// reference
Performance & tuning
What Smedjan actually does on real hardware, what made it fast, and the levers that trade memory for speed. Numbers are measured, not extrapolated.
// 01
Measured throughput
| Preset | Inference (fwd) | Decode (1 tok) | Train (fwd+bwd) |
|---|---|---|---|
| small (7.2M · d256/6L) | 22,900 tok/s | 173 tok/s | 4,400 tok/s |
| medium (45M · d512/12L) | 5,090 tok/s | 65 tok/s | 1,150 tok/s |
Real throughput from smedjan bench, not theoretical peaks — reproduce with smedjan bench --size <preset>.
// 02
What made it fast
- Hardware simdgroup-MMA matmul — on by default, bit-identical. On the medium model it runs ~1.3–1.4× the scalar fallback (training 785 → 1,150 tok/s, inference 3,600 → 5,090 tok/s).
- Batched matmul shaders that collapse the many small GPU dispatches per attention layer into a few.
- FP16 mixed precision with float accumulators (clamped FP16 casts to avoid overflow).
- A merged forward + backward GPU command batch.
- Single-instruction RoPE sincos.
// 03
Memory vs. speed
When you hit a memory ceiling, pull these in order. Each frees memory; the first two cost compute.
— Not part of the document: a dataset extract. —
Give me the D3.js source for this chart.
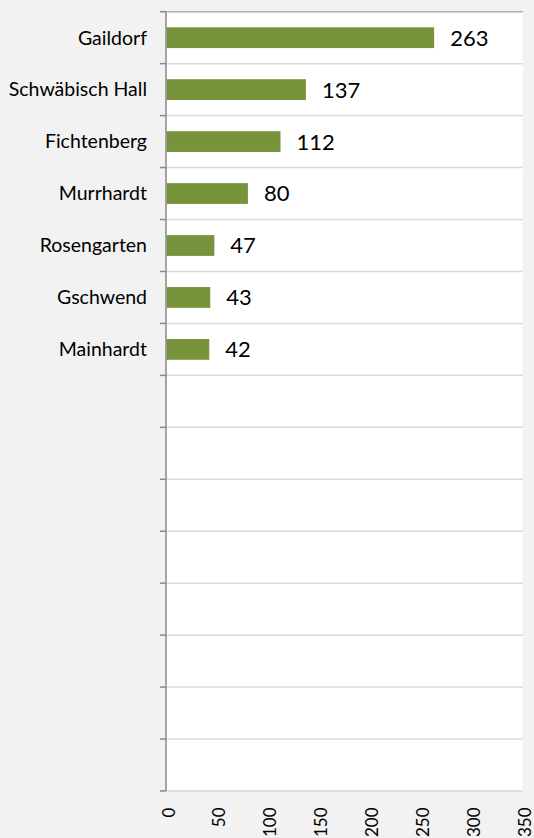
<!DOCTYPE html>
<html><head><meta charset="utf-8">
<script src="https://cdn.jsdelivr.net/npm/d3@7"></script>
<style>body{margin:0;background:#f2f2f2;} svg{display:block;}</style>
</head><body>
<svg id="c" width="534" height="838"></svg>
<script>
const categories = ["Gaildorf","Schwäbisch Hall","Fichtenberg","Murrhardt","Rosengarten","Gschwend","Mainhardt","","","","","","","",""];
const values = [263,137,112,80,47,43,42,null,null,null,null,null,null,null,null];
const xTicks = [0,50,100,150,200,250,300,350];

const svg = d3.select("#c");
const W = 534, H = 838;
const m = {left:166.5, right:11.3, top:11.7, bottom:47};
const font = "Lato, 'Open Sans', sans-serif";
svg.append("rect").attr("width",W).attr("height",H).attr("fill","#f2f2f2");
const x = d3.scaleLinear().domain([0,350]).range([m.left, W-m.right]);
const keys = categories.map((c,i)=>i);
const y = d3.scaleBand().domain(keys).range([m.top, H-m.bottom]).paddingInner(0.6).paddingOuter(0.3);
const yb = d3.scaleBand().domain(keys).range([m.top, H-m.bottom]);

svg.append("rect").attr("x",m.left).attr("y",m.top).attr("width",W-m.right-m.left).attr("height",H-m.bottom-m.top).attr("fill","#fff");

// gridlines
const gl = [m.top].concat(keys.map(k=>yb(k)+yb.bandwidth()));
svg.append("g").selectAll("line").data(gl).join("line")
  .attr("x1",m.left).attr("x2",W-m.right).attr("y1",d=>d).attr("y2",d=>d)
  .attr("stroke",(d,i)=>i===0?"#b0b0b0":"#d9d9d9").attr("stroke-width",1.5);

// bars
svg.append("g").selectAll("rect").data(keys.filter(k=>values[k]!=null)).join("rect")
  .attr("x",x(0)).attr("y",k=>y(k)).attr("width",k=>x(values[k])-x(0)).attr("height",y.bandwidth())
  .attr("fill","#77933c");

// value labels
svg.append("g").selectAll("text").data(keys.filter(k=>values[k]!=null)).join("text")
  .attr("x",k=>x(values[k])+16).attr("y",k=>y(k)+y.bandwidth()/2).attr("dy","0.36em")
  .attr("font-family",font).attr("font-size",22).attr("fill","#000").text(k=>values[k]);

// left axis
const ya = svg.append("g").attr("transform",`translate(${m.left-0.5},0)`);
ya.append("line").attr("y1",m.top).attr("y2",H-m.bottom).attr("stroke","#898989").attr("stroke-width",1.5);
ya.selectAll("line.t").data(gl).join("line").attr("class","t")
  .attr("x1",-6).attr("x2",0).attr("y1",d=>d).attr("y2",d=>d).attr("stroke","#898989").attr("stroke-width",1.5);
ya.selectAll("text").data(keys).join("text")
  .attr("x",-19).attr("y",k=>yb(k)+yb.bandwidth()/2).attr("dy","0.35em").attr("text-anchor","end")
  .attr("font-family",font).attr("font-size",19.5).attr("fill","#000").text(k=>categories[k]);

// bottom tick labels
svg.append("g").selectAll("text").data(xTicks).join("text")
  .attr("transform",d=>`translate(${x(d)+8},807.5) rotate(-90)`)
  .attr("text-anchor","end").attr("font-family",font).attr("font-size",17).attr("fill","#000").text(d=>d);
</script>
</body></html>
| Flag | Default | What it does |
|---|---|---|
--batch-size ↓ / --seq-len ↓ | — | The bluntest, cheapest reduction. |
--grad-accum N | 1 | Keep a large effective batch with a small real one. |
--gradient-checkpointing | off | ~60% less activation memory for ~2× compute. |
--fused-ce | off | Chunked logits; ~2 GB peak saved. |
--fp16-activations | off | Halve inter-layer activation memory. |
// 04
Benchmark your own box
smedjan bench --size small --batch-size 4 --seq-len 128 --iters 20 # add --simdgroup-matmul to measure the hardware MMA fast path
It reports inference and training throughput with detailed metrics, so you can size a run before committing to it.
// 05
Sensible starting points
| Flag | Default | What it does |
|---|---|---|
8 GB Apple Silicon | — | --size small, --batch-size 4–8, --seq-len 256, add --grad-accum to grow the effective batch. |
16 GB Apple Silicon | — | --size medium, --batch-size 8, --seq-len 512. |
Large CUDA GPU | — | Scale --size up and --batch-size with VRAM; --gradient-checkpointing for the biggest models. |
Always build --release. A debug build is many times slower and not representative of anything.